1.   R.C. 2505.07 states that “[a]fter the entry of a final order of an administrative * * * board, * * * the period of time within which the appeal shall be perfected, unless otherwise provided by law, is thirty days.”

2.   R.C. 3319.16 provides that “[a]ny teacher affected by an order of termination of contract may appeal to the court of common pleas of the county in which the school is located within thirty days after receipt of notice of the entry of such order.”

3.   R.C. 2506.01 provides that “every final order, adjudication, or decision of any * * * board * * * of any political subdivision of the state may be reviewed by the court of common pleas of the county in which the principal office of the political subdivision is located as provided in Chapter 2505 of the Revised Code, except as modified by this chapter.* * * ”   See, also, In re Carlisle Ridge Village (1968), 15 Ohio St.2d 177, 44 O.O.2d 150, 239 N.E.2d 26 (unless conflicting with R.C. Chapter 2506, provisions of R.C. Chapter 2505 apply to the perfection and notice of an administrative appeal).

4.   This section, which applies to limited-contract teachers, states that “[n]otwithstanding section 2506.04 of the Revised Code, the court in an appeal under this division is limited to the determination of procedural errors and to ordering the correction of procedural errors and shall have no jurisdiction to order a board to reemploy a teacher, except that the court may order a board to reemploy a teacher * * * when the court determines that evaluation procedures have not been complied with pursuant to division (A) of section 3319.111 * * * or the board has not given the teacher written notice on or before the thirtieth day of April of its intention not to reemploy the teacher * * *.   Otherwise, the determination whether to reemploy or not reemploy a teacher is solely a board's determination and not a proper subject of judicial review and, except as provided in this division, no decision of a board whether to reemploy or not reemploy a teacher shall be invalidated by the court on any basis, including that the decision was not warranted * * * by any statement given pursuant to division (G)(2) of this section.* * * ”
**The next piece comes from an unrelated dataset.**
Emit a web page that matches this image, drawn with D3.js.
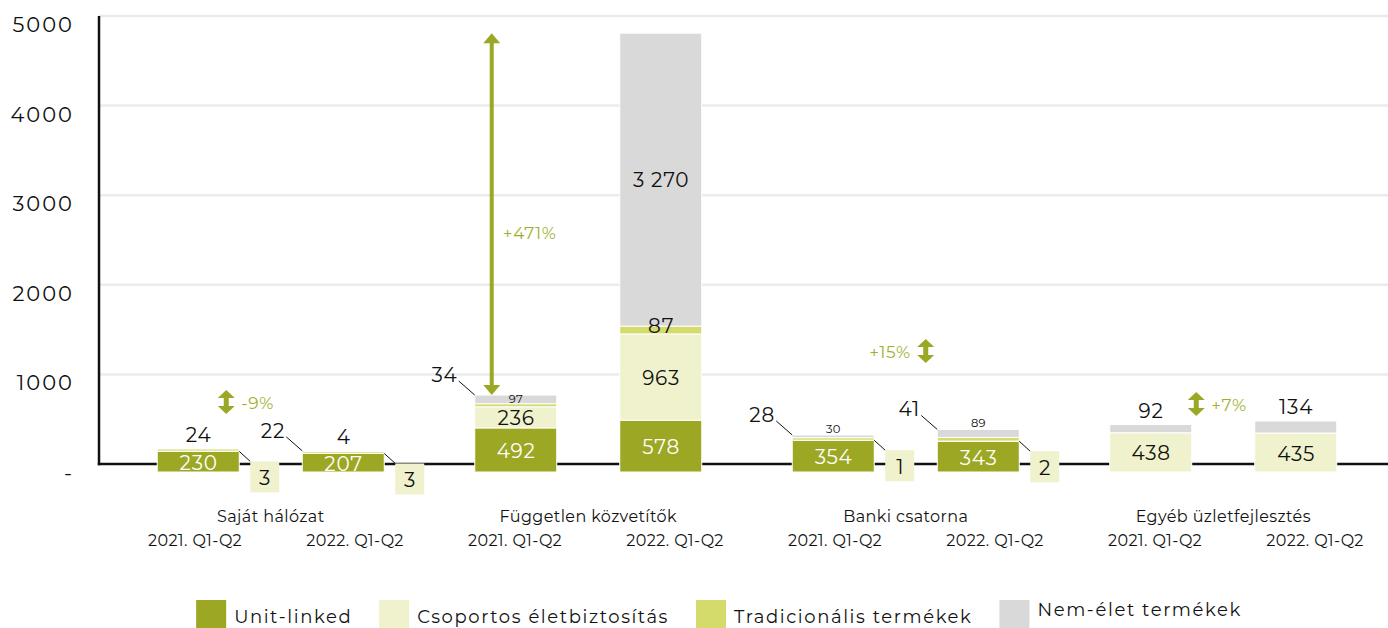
<!DOCTYPE html>
<html>
<head>
<meta charset="utf-8">
<script src="https://cdn.jsdelivr.net/npm/d3@7"></script>
<style>
  html, body { margin: 0; padding: 0; background: #ffffff; }
  svg { display: block; }
  text { font-family: Montserrat, Inter, "Noto Sans", sans-serif; }
</style>
</head>
<body>
<svg id="chart" width="1388" height="628"></svg>
<script>
// ---------------- DATA ----------------
const groups = ["Saját hálózat", "Független közvetítők", "Banki csatorna", "Egyéb üzletfejlesztés"];
const periods = ["2021. Q1-Q2", "2022. Q1-Q2"];
const seriesNames = ["Unit-linked", "Csoportos életbiztosítás", "Tradicionális termékek", "Nem-élet termékek"];
// order of bars: group1-2021, group1-2022, group2-2021, ...
const unitLinked    = [230, 207, 492, 578, 354, 343, 0, 0];
const csoportos     = [3, 3, 236, 963, 1, 2, 438, 435];
const tradicionalis = [24, 22, 34, 87, 28, 41, 0, 0];
const nemElet       = [0, 4, 97, 3270, 30, 89, 92, 134];
const changeLabels  = ["-9%", "+471%", "+15%", "+7%"];
const yTicks        = [0, 1000, 2000, 3000, 4000, 5000];

// ---------------- STYLE / LAYOUT ----------------
const colors = {
  "Unit-linked": "#9ca723",
  "Csoportos életbiztosítás": "#eff2cc",
  "Tradicionális termékek": "#d4db6a",
  "Nem-élet termékek": "#d9d9d9"
};
const accent = "#9aa826";
const accentText = "#a2af2e";
const BASE_DROP = 8; // bars start slightly below the zero line

const svg = d3.select("#chart");
const plotLeft = 99, plotRight = 1388;

const y = d3.scaleLinear().domain([0, 5000]).range([464, 16]);
const xGroup = d3.scaleBand().domain(groups).range([112, 1382]);
const xPeriod = d3.scaleBand().domain(periods).range([0, xGroup.bandwidth()])
  .paddingInner(0.4345).paddingOuter(0.312);
const slotKeys = [];
groups.forEach(g => periods.forEach(p => slotKeys.push(g + "|" + p)));
const xSlot = d3.scaleBand().domain(slotKeys).range([115, 1395]);

const locale = d3.formatLocale({decimal: ",", thousands: "\u00a0", grouping: [3], currency: ["", " Ft"]});
const fmt = v => v >= 1000 ? locale.format(",")(v) : String(v);

// rows
const rows = slotKeys.map((k, i) => ({
  group: groups[Math.floor(i / 2)],
  period: periods[i % 2],
  "Unit-linked": unitLinked[i],
  "Csoportos életbiztosítás": csoportos[i],
  "Tradicionális termékek": tradicionalis[i],
  "Nem-élet termékek": nemElet[i]
}));
const stacked = d3.stack().keys(seriesNames)(rows);

const barX = r => xGroup(r.group) + xPeriod(r.period);
const bw = xPeriod.bandwidth();
const py = v => y(v) + BASE_DROP;

// ---------------- GRID & AXES ----------------
svg.append("g").selectAll("line").data(yTicks.filter(t => t > 0)).join("line")
  .attr("x1", plotLeft).attr("x2", plotRight)
  .attr("y1", d => y(d)).attr("y2", d => y(d))
  .attr("stroke", "#ebebeb").attr("stroke-width", 2.5);

const yAxis = d3.axisLeft(y).tickValues(yTicks).tickSize(0)
  .tickFormat(d => d === 0 ? "-" : String(d));
const ag = svg.append("g").attr("transform", `translate(${plotLeft},0)`).call(yAxis);
ag.select(".domain").remove();
ag.selectAll("text").attr("x", -25).attr("dy", null)
  .attr("transform", "translate(0,8)")
  .attr("dominant-baseline", "central")
  .style("font-size", "21px").style("letter-spacing", "2px").attr("fill", "#111");

svg.append("line").attr("x1", plotLeft).attr("x2", plotLeft)
  .attr("y1", y(5000)).attr("y2", y(0) + 1.2)
  .attr("stroke", "#111").attr("stroke-width", 2.5);
svg.append("line").attr("x1", plotLeft - 1.2).attr("x2", plotRight)
  .attr("y1", y(0)).attr("y2", y(0))
  .attr("stroke", "#111").attr("stroke-width", 2.5);

// ---------------- BARS ----------------
const barsG = svg.append("g");
stacked.forEach(layer => {
  barsG.append("g").selectAll("rect")
    .data(layer.filter(d => d[1] - d[0] > 0)).join("rect")
    .attr("x", d => barX(d.data))
    .attr("width", bw)
    .attr("y", d => py(d[1]))
    .attr("height", d => py(d[0]) - py(d[1]))
    .attr("fill", colors[layer.key])
    .attr("stroke", "#fff").attr("stroke-width", 1);
});

// ---------------- LABELS ----------------
const labG = svg.append("g");
function txt(x, yy, s, size, fill, anchor) {
  const ls = size >= 18 ? 0.8 : 0.3;
  return labG.append("text").attr("x", x + (anchor === "end" ? ls : ls / 2)).attr("y", yy).text(s)
    .attr("text-anchor", anchor || "middle").attr("dominant-baseline", "central")
    .style("font-size", size + "px").style("letter-spacing", ls + "px").attr("fill", fill || "#111");
}
rows.forEach((r, i) => {
  const x0 = barX(r), x1 = x0 + bw, cx = x0 + bw / 2;
  const seg = k => stacked[seriesNames.indexOf(k)][i];
  const total = seriesNames.reduce((s, k) => s + r[k], 0);
  const top = py(total);

  // Unit-linked
  const ul = seg("Unit-linked");
  if (r["Unit-linked"] > 0) txt(cx, (py(ul[0]) + py(ul[1])) / 2 + 1, fmt(r["Unit-linked"]), 20, "#fff");

  // Csoportos
  const cs = seg("Csoportos életbiztosítás"), csv = r["Csoportos életbiztosítás"];
  if (csv >= 50) {
    txt(cx, (py(cs[0]) + py(cs[1])) / 2 + 1, fmt(csv), 20);
  } else if (csv > 0) {
    const ulTop = py(ul[1]);
    labG.append("line").attr("x1", x1).attr("y1", ulTop).attr("x2", x1 + 11).attr("y2", ulTop + 10)
      .attr("stroke", "#111").attr("stroke-width", 1);
    labG.append("rect").attr("x", x1 + 11).attr("y", ulTop + 10).attr("width", 29).attr("height", 31)
      .attr("fill", colors["Csoportos életbiztosítás"]);
    txt(x1 + 25.5, ulTop + 26.5, fmt(csv), 20);
  }

  // Tradicionális
  const tr = seg("Tradicionális termékek"), trv = r["Tradicionális termékek"], nev = r["Nem-élet termékek"];
  if (trv >= 50) {
    txt(cx, (py(tr[0]) + py(tr[1])) / 2 - 4, fmt(trv), 20);
  } else if (trv > 0) {
    if (nev > 0) {
      labG.append("line").attr("x1", x0).attr("y1", top).attr("x2", x0 - 16).attr("y2", top - 14)
        .attr("stroke", "#111").attr("stroke-width", 1);
      txt(x0 - 18, top - 20, fmt(trv), 20, "#111", "end");
    } else {
      txt(cx, top - 14, fmt(trv), 20);
    }
  }

  // Nem-élet
  const ne = seg("Nem-élet termékek");
  if (nev >= 1000) {
    txt(cx, (py(ne[0]) + py(ne[1])) / 2, fmt(nev), 20);
  } else if (nev >= 10 && trv > 0) {
    const h = py(ne[0]) - py(ne[1]);
    if (h >= 8) txt(cx, (py(ne[0]) + py(ne[1])) / 2, fmt(nev), 11.5);
    else txt(cx, py(ne[1]) - 6, fmt(nev), 11.5);
  } else if (nev > 0) {
    txt(cx, top - 14, fmt(nev), 20);
  }
});

// ---------------- CATEGORY AXIS ----------------
const catG = svg.append("g");
groups.forEach(g => {
  catG.append("text").attr("x", xGroup(g) + xGroup.bandwidth() / 2).attr("y", 516)
    .attr("text-anchor", "middle").attr("dominant-baseline", "central")
    .style("font-size", "16px").style("letter-spacing", "0.4px").attr("fill", "#111").text(g);
});
slotKeys.forEach((k, i) => {
  catG.append("text").attr("x", xSlot(k) + xSlot.bandwidth() / 2).attr("y", 540)
    .attr("text-anchor", "middle").attr("dominant-baseline", "central")
    .style("font-size", "16px").style("letter-spacing", "0.4px").attr("fill", "#111").text(periods[i % 2]);
});

// ---------------- CHANGE ANNOTATIONS ----------------
const annG = svg.append("g");
const smallArrow = "M0,-12 L8.5,-4 L2.5,-4 L2.5,4 L8.5,4 L0,12 L-8.5,4 L-2.5,4 L-2.5,-4 L-8.5,-4 Z";
// layout: arrow offset from group centre, arrow position in value units, text side
const annLayout = [
  {dx: -44.5, v: 692, side: "right"},
  {big: true, vText: 2580},
  {dx: 20, v: 1261, side: "left"},
  {dx: -27, v: 670, side: "right"}
];
groups.forEach((g, gi) => {
  const L = annLayout[gi];
  const gc = xGroup(g) + xGroup.bandwidth() / 2;
  if (L.big) {
    const r0 = rows[gi * 2], r1 = rows[gi * 2 + 1];
    const t0 = py(seriesNames.reduce((s, k) => s + r0[k], 0));
    const t1 = py(seriesNames.reduce((s, k) => s + r1[k], 0));
    const ax = barX(r0) + bw / 2 - 24;
    annG.append("line").attr("x1", ax).attr("x2", ax).attr("y1", t0 - 9).attr("y2", t1 + 9)
      .attr("stroke", accent).attr("stroke-width", 4);
    annG.append("path").attr("d", `M${ax},${t1} L${ax + 8.5},${t1 + 10} L${ax - 8.5},${t1 + 10} Z`).attr("fill", accent);
    annG.append("path").attr("d", `M${ax},${t0} L${ax + 8.5},${t0 - 10} L${ax - 8.5},${t0 - 10} Z`).attr("fill", accent);
    annG.append("text").attr("x", ax + 11).attr("y", y(L.vText)).attr("dominant-baseline", "central")
      .style("font-size", "17px").style("letter-spacing", "0.6px").attr("fill", accentText).text(changeLabels[gi]);
  } else {
    const ax = gc + L.dx, ay = y(L.v);
    annG.append("path").attr("d", smallArrow).attr("transform", `translate(${ax},${ay})`).attr("fill", accent);
    annG.append("text")
      .attr("x", L.side === "right" ? ax + 15 : ax - 15)
      .attr("y", ay + 1).attr("dominant-baseline", "central")
      .attr("text-anchor", L.side === "right" ? "start" : "end")
      .style("font-size", "17px").style("letter-spacing", "0.6px").attr("fill", accentText).text(changeLabels[gi]);
  }
});

// ---------------- LEGEND ----------------
const legG = svg.append("g");
let lx = 0;
seriesNames.forEach((s, i) => {
  const it = legG.append("g");
  it.append("rect").attr("x", 0).attr("y", 600).attr("width", 30).attr("height", 30).attr("fill", colors[s]);
  const t = it.append("text").attr("x", 38).attr("y", i === 3 ? 610 : 617)
    .attr("dominant-baseline", "central").style("font-size", "18px").style("letter-spacing", "1.6px")
    .attr("fill", "#111").text(s);
  const w = 38 + t.node().getComputedTextLength();
  it.attr("transform", `translate(${lx},0)`);
  lx += w + 27;
});
const legW = lx - 27;
legG.attr("transform", `translate(${719 - legW / 2},0)`);
</script>
</body>
</html>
5.   {¶ a} The general standard of review for administrative appeals under R.C. 2506.04 provides that the common pleas court may find that the board's decision “is unconstitutional, illegal, arbitrary, capricious, unreasonable, or unsupported by the preponderance of substantial, reliable, and probative evidence on the whole record.   Consistent with its findings, the court may affirm, reverse, vacate, or modify the order, adjudication, or decision, or remand the cause to the officer or body appealed from with instructions to enter an order, adjudication, or decision consistent with the findings or opinion of the court.  * * * ”{¶ b} Nothing in the record indicates that the CBA reserves the more limited standard of the superseded R.C. 3319.11.   If, on remand, evidence is presented that the CBA has reserved the R.C. 3319.11 review standard, then that standard of review will apply.

6.   R.C. 3319.16 provides for the school board's review of its decision to terminate a teacher's contract, including the requirements of a full hearing, with the presentation of evidence, compulsory process and cross-examination of witnesses, and the stenographic recording of the proceedings.